The Bigger Half is Hidden

So much in the seder defies the laws of physics. Opposites co-exist. We are free people and slaves at the same time. Charoset is the mortar of our heavy toil and charoset is the sweet hope that we never lost, the sweet taste of freedom. Salt water is our slaverytears and salt water is the Red Sea that we crossed to freedom. It is written right in the Hagaddah that we break the middle matza in HALF, and the larger half gets hidden. All that telling before we get to the gefilte fish, and yet, the bigger half of the story is hidden, to be found by.......the afikomen hunters! the next generation! I see, penciled in to my hagaddah: "Why do we break the matzah? Why is there so much broken in our world? Why did the cosmic designer make a world where hearts break, lives shatter, beauty crumbles?

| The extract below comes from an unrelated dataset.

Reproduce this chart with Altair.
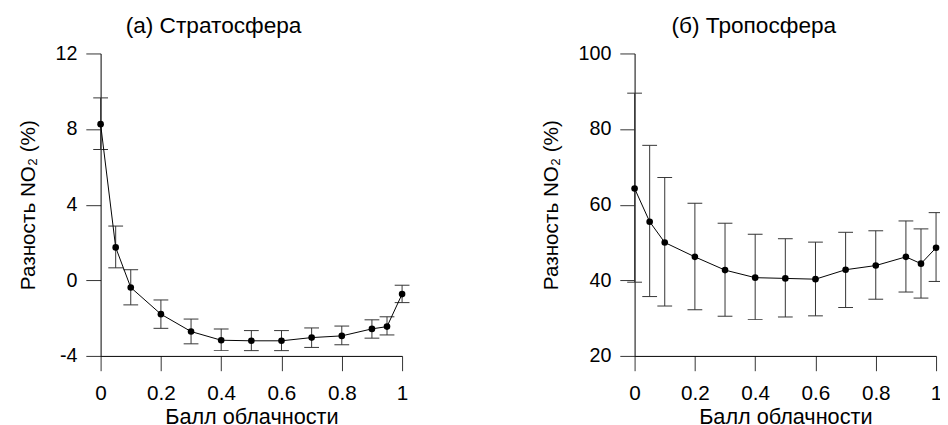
import altair as alt
import pandas as pd

# Cloud fraction (x) values
x_vals = [0, 0.05, 0.1, 0.2, 0.3, 0.4, 0.5, 0.6, 0.7, 0.8, 0.9, 0.95, 1.0]

# (a) Stratosphere: mean difference and error-bar limits (%)
strat_mean = [8.26, 1.74, -0.38, -1.79, -2.71, -3.17, -3.20, -3.20, -3.03, -2.94, -2.57, -2.45, -0.73]
strat_hi = [9.65, 2.87, 0.56, -1.04, -2.05, -2.57, -2.66, -2.66, -2.52, -2.42, -2.09, -1.93, -0.26]
strat_lo = [6.92, 0.66, -1.30, -2.54, -3.36, -3.72, -3.72, -3.72, -3.55, -3.41, -3.06, -2.89, -1.18]

# (б) Troposphere: mean difference and error-bar limits (%)
trop_mean = [64.3, 55.5, 50.0, 46.2, 42.7, 40.7, 40.5, 40.3, 42.8, 43.9, 46.2, 44.4, 48.6]
trop_hi = [89.5, 75.7, 67.2, 60.4, 55.1, 52.2, 51.0, 50.1, 52.7, 53.1, 55.7, 53.6, 57.9]
trop_lo = [39.5, 35.7, 33.2, 32.2, 30.5, 29.6, 30.3, 30.6, 32.8, 35.0, 36.9, 35.3, 39.7]

# Axis tick values
x_ticks = [0, 0.1, 0.2, 0.3, 0.4, 0.5, 0.6, 0.7, 0.8, 0.9, 1.0]
strat_yticks = [-4, -2, 0, 2, 4, 6, 8, 10, 12]
trop_yticks = [20, 30, 40, 50, 60, 70, 80, 90, 100]

FONT = "Liberation Sans"
INK = "#000000"
TICK = "#333333"


def panel(mean, lo, hi, title, ydom, yticks, step, title_dx):
    df = pd.DataFrame({"x": x_vals, "m": mean, "lo": lo, "hi": hi})
    xs = alt.Scale(domain=[0, 1], nice=False)
    ys = alt.Scale(domain=ydom, nice=False, zero=False)
    xaxis = alt.Axis(
        values=x_ticks,
        labelExpr="round(datum.value*10) % 2 === 0 ? format(datum.value, '~g') : ''",
        tickSize=15, labelPadding=12, titlePadding=4,
        labelFlush=False, labelOverlap=False, grid=False,
    )
    yaxis = alt.Axis(
        values=yticks,
        labelExpr=f"datum.value % {step} === 0 ? '' + datum.value : ''",
        tickSize={"condition": {"test": f"datum.value % {step} === 0", "value": 15}, "value": 7},
        labelPadding=9, titlePadding=17,
        labelFlush=False, labelOverlap=False, grid=False,
    )
    base = alt.Chart(df)
    bars = base.mark_rule(color=TICK, strokeWidth=1).encode(
        x=alt.X("x:Q", scale=xs, axis=xaxis, title="Балл облачности"),
        y=alt.Y("lo:Q", scale=ys, axis=yaxis, title="Разность NO₂ (%)"),
        y2="hi:Q",
    )
    cap_hi = base.mark_tick(orient="horizontal", size=15, thickness=1, color=TICK, opacity=1).encode(
        x="x:Q", y="hi:Q"
    )
    cap_lo = base.mark_tick(orient="horizontal", size=15, thickness=1, color=TICK, opacity=1).encode(
        x="x:Q", y="lo:Q"
    )
    line = base.mark_line(color=INK, strokeWidth=1).encode(x="x:Q", y="m:Q")
    pts = base.mark_point(filled=True, size=45, color=INK, opacity=1).encode(x="x:Q", y="m:Q")
    return alt.layer(bars, cap_hi, cap_lo, line, pts).properties(
        width=306, height=307,
        title=alt.Title(title, fontSize=23, fontWeight="normal", font=FONT, color=INK,
                        anchor="middle", frame="bounds", offset=6, dx=title_dx),
    )


left = panel(strat_mean, strat_lo, strat_hi, "(а) Стратосфера", [-4, 12], strat_yticks, 4, 0)
right = panel(trop_mean, trop_lo, trop_hi, "(б) Тропосфера", [20, 100], trop_yticks, 20, 12)

chart = alt.hconcat(left, right, spacing=132).properties(
    padding={"left": 9, "top": 4, "right": -4, "bottom": -4}
).configure_view(stroke=None).configure_axis(
    domainColor=INK, tickColor=TICK, labelFont=FONT, labelColor=INK,
    titleFont=FONT, titleFontWeight="normal", titleColor=INK,
).configure_axisX(labelFontSize=21, titleFontSize=22).configure_axisY(
    labelFontSize=20, titleFontSize=21
)

chart.save("out.html", embed_options={"renderer": "svg", "actions": False})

A whole vessel can contain its measure, but a broken one can hold the infinite." And I think to myself, "It is from our broken places that we can feel compassion for the brokenness in others", and I think to myself, "Matzah is fragile food. Crumbs fill the house, take a bite and it shatters. And Matzah is a durable food, keeping the Jewish people connected and remembering, throughout the ages". This year, let's make the motzi over matza, and ask everyone at the table to be silent through the chomping on the first matza, to listen to the matza talking. It is a grand and glorious noise.

From Out of this World


Previsualizing the seder(a splendid table is set for 22, the shehechiyanu seder for this house), I was thinking about giving everyone a moment to invite in an unseen guest, from this world or the next one. Friends and family far away, having seders elsewhere, Miriam and her little brother Moses, our more recent grandparents and mentors, and of course, Eliyahu Hanavi. Of course, this led me to Mommy's wondrous moment at the seder chez Janie and Justin, when she suddenly understood the floating characters in Chagall's paintings. Let all who have inspired us, and all who need us, partake in the seder with us.

Wednesday, April 1, 2009

A Kiss on Your Elbow and a Gezint Auf Dein Kop

Thank you Mommy. Let's all, whatever we cook in the next few days, receive a blessing and a hug from the person who first cooked it for us, the person who gave us the recipe, the person who used to feed us this food when we were small. When my Mommy makes matzah balls, her own mother Sura Etele (may her memory bring us laughter and a hundred stories) stands at her elbow, guiding her and filling the kneidlach with history and with taam. When I make my charoset this year, I'll chop and stir with my sisters. When I make my kneidlach, Mommy will stand at my elbow, with Buby at her elbow. And when I take my first bite of matza (Let's all do the tradition of a silent time over the matza, so all you can hear is the crack and chomp of 40 generations eating the poor bread, the bread of affliction, the bread of survival, the bread of continuity, let all who are hungry come and eat) Yes, when I take my first bite of matzah this year, I'll crunch in time with my mother's mother's mother and her mother's mother's mother, in one long long seder table reaching all the way to Miriam and the women who danced with her, that first windy moment at the shores of the sea.
KNEIDLACH
Beat until fluffy 2 rounded tablespoons schmaltz
and 2 eggs
Add 1 teaspoon salt
1/4 cup warm water
Add 1/2 to 3/4 cup matzo meal to make a thick paste
Refrigerate for several hours. Roll into 1 inch balls and boil in salted water. Serves 4 to 6 people.